2003 Seattle Annual Meeting (November 2–5, 2003)

Paper No. 8
Presentation Time: 8:00 AM-12:00 PM


ANDERSON, Thomas H., Geology and Planetary Science, Univ of Pittsburgh, 200 SRCC, Pittsburgh, PA 15260, taco@pitt.edu

Development of the Jurassic volcanic belt along the southwestern margin of North America records convergence. Easterly-striking extensional structures, such as dikes and faults, that formed after local collisional orogeny (~174 Ma)and throughout the duration of late Jurassic transform faulting (162-148 Ma), track the orientation of the maximum principal stress in the proto-Pacific and North America plates. If extensional faults in the plates are parallel to the maximum principal stress during strike-slip faulting and if Jurassic subduction involved orthogonal convergence, then subduction, rifting and transform faulting are different tectonic manifestations of the same deep process, that is, east-directed asthenospheric flow that carried the proto-Pacific plate toward the North America plate. Diverse middle and late Jurassic tectonic events along the southwestern margin of North America reflect the changing conditions between the converging plates as a function of: 1) facility of subduction (unimpeded, impeded, jammed); and 2) plate properties (e. g. thickness, temperature and resulting viscosity, coherence, i. e. lack of fragmentation). During facile subduction (190-175 Ma) little stress is transmitted from one plate to another across the plate boundary.

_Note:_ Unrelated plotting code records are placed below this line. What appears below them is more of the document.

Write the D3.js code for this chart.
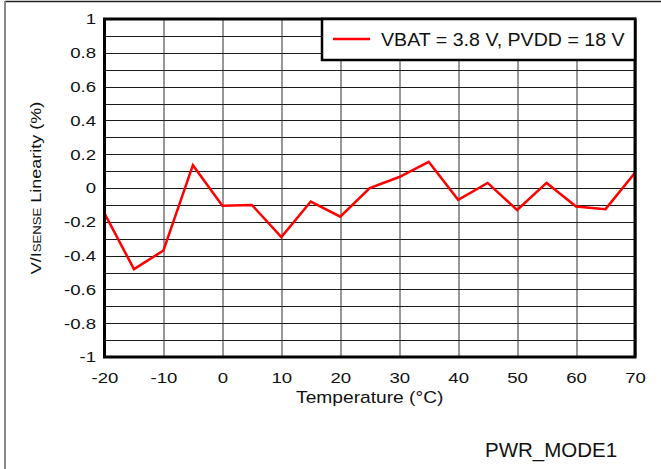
<!DOCTYPE html>
<html>
<head>
<meta charset="utf-8">
<script src="https://cdn.jsdelivr.net/npm/d3@7"></script>
<style>
  body { margin: 0; background: #fff; }
  svg { display: block; font-family: "Liberation Sans", Arial, sans-serif; }
</style>
</head>
<body>
<div id="chart"></div>
<script>
// temperature (°C) and linearity (%)
var temps = [-20, -15, -10, -5, 0, 5, 10, 15, 20, 25, 30, 35, 40, 45, 50, 55, 60, 65, 70];
var linearity = [-0.15, -0.48, -0.37, 0.135, -0.105, -0.10, -0.29, -0.08, -0.17, 0.0, 0.065, 0.155, -0.07, 0.03, -0.13, 0.03, -0.11, -0.125, 0.09];

var xTicks = [-20, -10, 0, 10, 20, 30, 40, 50, 60, 70];
var xTickLabels = ["-20", "-10", "0", "10", "20", "30", "40", "50", "60", "70"];
var yTicks = [-1, -0.8, -0.6, -0.4, -0.2, 0, 0.2, 0.4, 0.6, 0.8, 1];
var yTickLabels = ["-1", "-0.8", "-0.6", "-0.4", "-0.2", "0", "0.2", "0.4", "0.6", "0.8", "1"];
var yGrid = d3.range(-10, 11).map(d => d / 10);

var legendLabel = "VBAT = 3.8 V, PVDD = 18 V";

const W = 661, H = 469;
const margin = {top: 19, right: 26, bottom: 112, left: 104.5};
const width = W - margin.left - margin.right,
      height = H - margin.top - margin.bottom;
const sx = 1.2; // the original text is a bit stretched sideways

const svg = d3.select("#chart").append("svg")
  .attr("width", W)
  .attr("height", H);

// outer frame
svg.append("line").attr("x1", 5).attr("x2", W).attr("y1", 1.5).attr("y2", 1.5)
  .attr("stroke", "#222").attr("stroke-width", 1.5);
svg.append("line").attr("x1", 5).attr("x2", 5).attr("y1", 1).attr("y2", H)
  .attr("stroke", "#888").attr("stroke-width", 2);

const g = svg.append("g").attr("transform", `translate(${margin.left},${margin.top})`);

const x = d3.scaleLinear().domain([-20, 70]).range([0, width]);
const y = d3.scaleLinear().domain([-1, 1]).range([height, 0]);

// grid
g.append("g").selectAll("line").data(yGrid).join("line")
  .attr("x1", 0).attr("x2", width)
  .attr("y1", d => Math.round(y(d)) + 0.5).attr("y2", d => Math.round(y(d)) + 0.5)
  .attr("stroke", "#1a1a1a").attr("stroke-width", 1);
g.append("g").selectAll("line").data(xTicks).join("line")
  .attr("y1", 0).attr("y2", height)
  .attr("x1", d => Math.round(x(d)) + 0.5).attr("x2", d => Math.round(x(d)) + 0.5)
  .attr("stroke", "#333").attr("stroke-width", 1);

// axes
const xAxis = g.append("g").attr("transform", `translate(0,${height})`)
  .call(d3.axisBottom(x).tickValues(xTicks).tickSize(0).tickPadding(15)
    .tickFormat((d, i) => xTickLabels[i]));
const yAxis = g.append("g")
  .call(d3.axisLeft(y).tickValues(yTicks).tickSize(0).tickPadding(7)
    .tickFormat((d, i) => yTickLabels[i]));
[xAxis, yAxis].forEach(a => {
  a.select(".domain").remove();
  a.selectAll("text").attr("font-size", 15.5).attr("fill", "#111")
    .attr("transform", `scale(${sx},1)`)
    .style("font-family", "'Liberation Sans', Arial, sans-serif");
});

// data line
const line = d3.line().x((d, i) => x(temps[i])).y(d => y(d));
g.append("path").datum(linearity)
  .attr("fill", "none").attr("stroke", "#ff0000").attr("stroke-width", 2.5)
  .attr("stroke-linejoin", "miter")
  .attr("d", line);

// plot border
g.append("rect").attr("x", 0).attr("y", 0).attr("width", width).attr("height", height)
  .attr("fill", "none").attr("stroke", "#000").attr("stroke-width", 3);

// legend
const lg = g.append("g").attr("transform", `translate(${322 - margin.left},0)`);
lg.append("rect").attr("x", 0).attr("y", 0).attr("width", width - (322 - margin.left)).attr("height", 41)
  .attr("fill", "#fff").attr("stroke", "#000").attr("stroke-width", 2.5);
lg.append("line").attr("x1", 11).attr("x2", 48).attr("y1", 20).attr("y2", 20)
  .attr("stroke", "#ff0000").attr("stroke-width", 2.5);
lg.append("text").attr("transform", "translate(59,26.5) scale(1.06,1)")
  .attr("font-size", 18.5).attr("fill", "#111")
  .text(legendLabel);

// axis titles
g.append("text").attr("transform", `translate(${width / 2},384) scale(${sx},1)`)
  .attr("text-anchor", "middle")
  .attr("font-size", 16).attr("fill", "#111").text("Temperature (°C)");

const yt = svg.append("text")
  .attr("transform", `translate(41,${margin.top + height / 2}) rotate(-90) scale(${sx},1)`)
  .attr("text-anchor", "middle").attr("font-size", 15).attr("fill", "#111");
yt.append("tspan").text("V/I");
yt.append("tspan").attr("font-size", 11).text("SENSE");
yt.append("tspan").text(" Linearity (%)");

svg.append("text").attr("x", 485).attr("y", 456.5).attr("font-size", 20.5).attr("fill", "#111")
  .text("PWR_MODE1");
</script>
</body>
</html>
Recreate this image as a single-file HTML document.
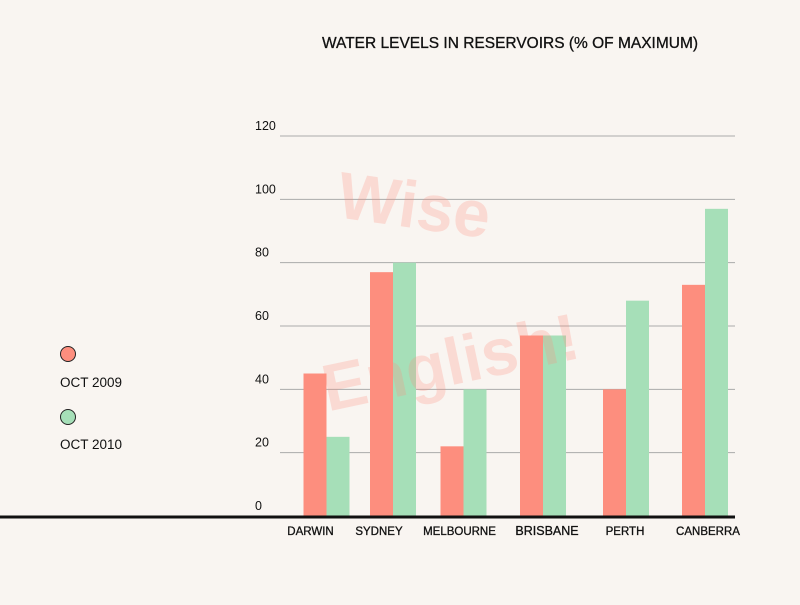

If the down-going slab does not subduct facilely because it is thick or of low specific gravity, then collision(s) (~174-167 Ma) may occur. Continuing downward flow of the asthenosphere forces local plate reorganization at susceptible points (167-163 Ma). After the plates fully jam, contraction and consequent lithospheric thickening enable transmission of plate-driving stresses across the plate boundary into brittle areas that may fracture into a pattern of systematic extensional faults and complementary lateral faults. Ultimately, in response to fault coalescence, lateral faulting, becomes the most efficient means to accommodate deformation along the plate boundary (162-148 Ma). Intrusions (155-148 Ma) into highly strained and thin areas of the crust may weld transform(s) and “anneal” the lithosphere. The strengthened lithosphere may again transmit stress across the former transform plate boundary (148-123 Ma).